St Joseph's Primary School parents have submitted final plans about running the school themselves to Scottish ministers.
St Joseph's parents with First Minister Nicola SturgeonSt Joseph's parents with First Minister Nicola Sturgeon
St Joseph's parents with First Minister Nicola Sturgeon

First Minister Nicola Sturgeon is to examine the proposals drawn up by families after the council’s decision to close St Joseph’s Primary, which is the only Catholic school in Milngavie.

East Dunbartonshire Council plans to build a new merged Catholic school in Bearsden in the grounds of the current St Andrew’s Primary School.

The detailed business plan submitted by the community group claims that significant savings can be made by removing the school from council control.

This includes using volunteers for administrative roles, local businesses for maintenance and by attracting more income from private enterprises and charities.

Helen Williams, Chair of the Parent Council, said: “St Joseph’s is a beloved and successful school. When this process began it was the fastest growing school in the whole of East Dunbartonshire and it should never have been a candidate for closure.
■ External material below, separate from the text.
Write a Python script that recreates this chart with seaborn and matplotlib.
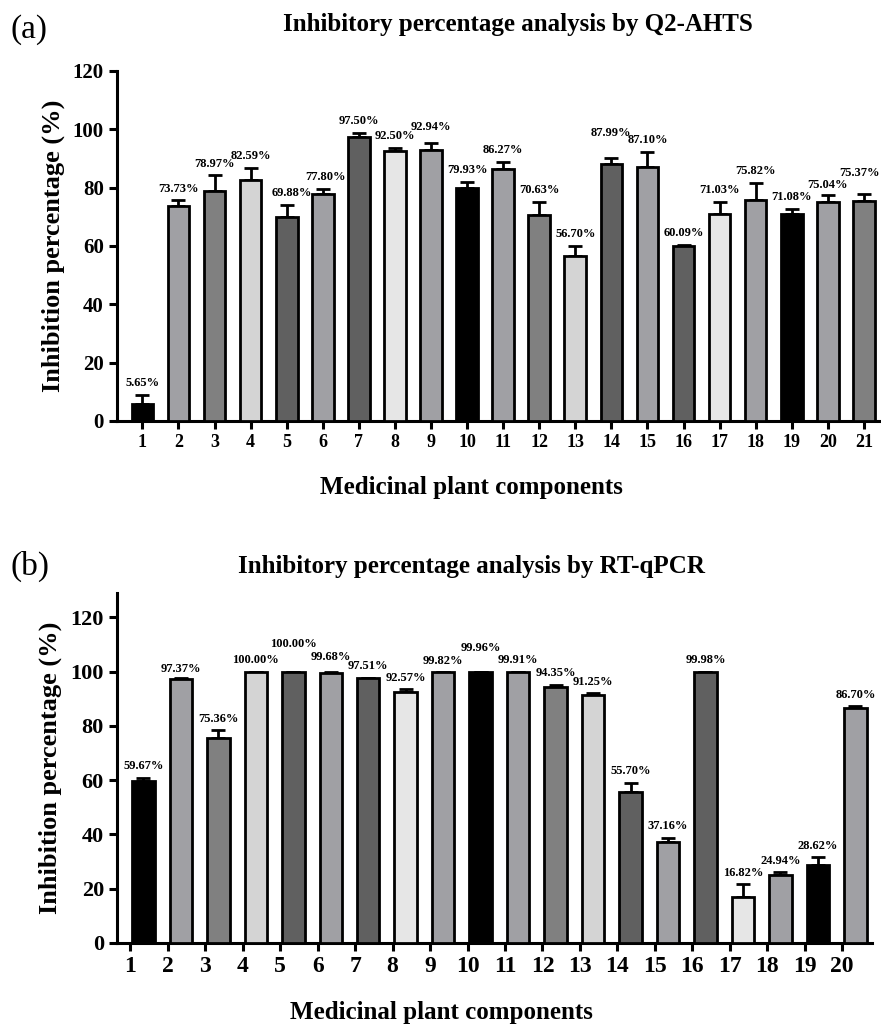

“The council administration that pushed this proposal through against overwhelming opposition from the community has fallen apart. It is time for everyone to think again.

“Giving parents a bigger say would be good for children, good for schools and good for democracy.”

Terri Colpi, Business Development Director at Colpi’s ice cream shop, the oldest shop in Milngavie, said: “St Joseph’s Primary plays a vital role in Milngavie.

“In fact it’s a lot more than a school and is at the heart of many good things going on in our community. Milngavie without St Joe’s would be simply unthinkable.

“Many people are excited about the concept of St Joe’s becoming a community school. This would ensure its future and embed it within the town even more.”

There are already schools which are not run by local authorities, such as Jordanhill in Glasgow.

Gordon Currie, the council’s Director of Education and Children’s Services, said: “It is our understanding that there is no legal mechanism in Scotland that would enable the school to be transferred to parental or community control.

“The Scottish Government has given us unconditional consent to establish a new £10 million denominational school in Bearsden to serve the school communities of St Andrew’s and St Joseph’s.

“This is part of a multi-million pound programme across East Dunbartonshire, to improve the educational experience of primary school pupils and address under-occupancy, improve learning environments and ensure that best value is achieved for the tax-payer.

“Consultation around the design of the new school is now underway and an interim parent council has been established with representatives from both schools and the Catholic Church. Design and building works project an opening date for the new school session 2017-18.”